- [EXERCISE DIRECTIONS]: Single out the lines of the material that contain "code" and copy them.

- [DATA IN THIS EXERCISE]:
════════

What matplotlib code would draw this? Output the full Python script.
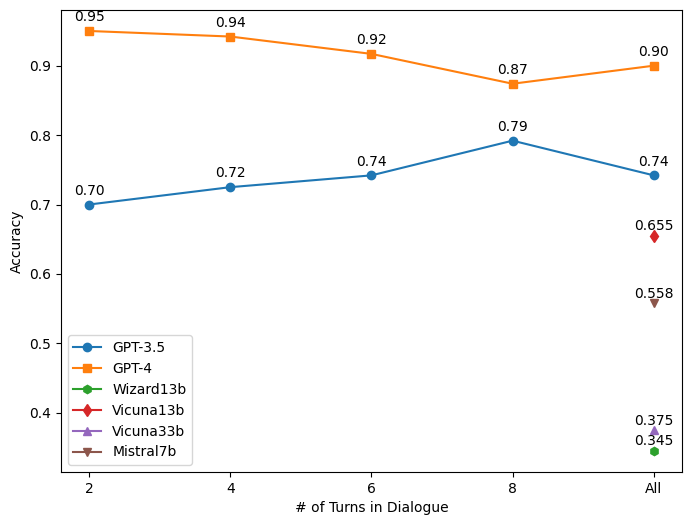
import matplotlib
matplotlib.use("Agg")
import matplotlib.pyplot as plt

turns = ["2", "4", "6", "8", "All"]
gpt35 = [0.700, 0.725, 0.742, 0.792, 0.742]
gpt4 = [0.950, 0.942, 0.917, 0.874, 0.900]

# small models only evaluated on "All"
small_names = ["Wizard13b", "Vicuna13b", "Vicuna33b", "Mistral7b"]
small_vals = [0.345, 0.655, 0.375, 0.558]
small_markers = ["h", "d", "^", "v"]

x = list(range(len(turns)))

fig, ax = plt.subplots(figsize=(6.91, 5.25), dpi=100)

ax.plot(x, gpt35, marker="o", label="GPT-3.5")
ax.plot(x, gpt4, marker="s", label="GPT-4")
for xi, v in zip(x, gpt35):
    ax.annotate(f"{v:.2f}", (xi, v), textcoords="offset points", xytext=(0, 7), ha="center")
for xi, v in zip(x, gpt4):
    ax.annotate(f"{v:.2f}", (xi, v), textcoords="offset points", xytext=(0, 7), ha="center")

for name, v, m in zip(small_names, small_vals, small_markers):
    ax.plot([x[-1]], [v], marker=m, label=name)
    ax.annotate(f"{v:.3f}", (x[-1], v), textcoords="offset points", xytext=(0, 4), ha="center")

ax.set_xticks(x)
ax.set_xticklabels(turns)
ax.set_xlabel("# of Turns in Dialogue")
ax.set_ylabel("Accuracy")
ax.legend(loc="lower left")

fig.subplots_adjust(left=0.088, right=0.987, top=0.981, bottom=0.101)
fig.savefig("out.png")
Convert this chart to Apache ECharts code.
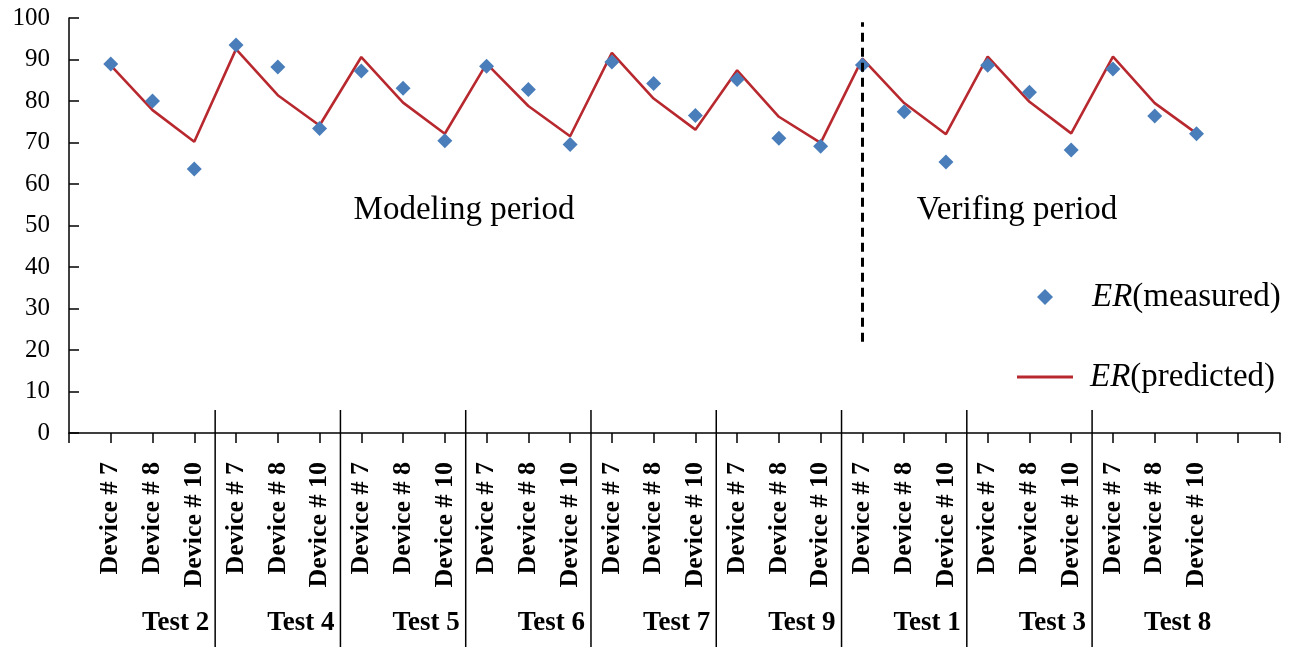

════════

- [RESULT BELOW]:
What matplotlib code would draw this? Output the full Python script.
Convert this chart to Apache ECharts code.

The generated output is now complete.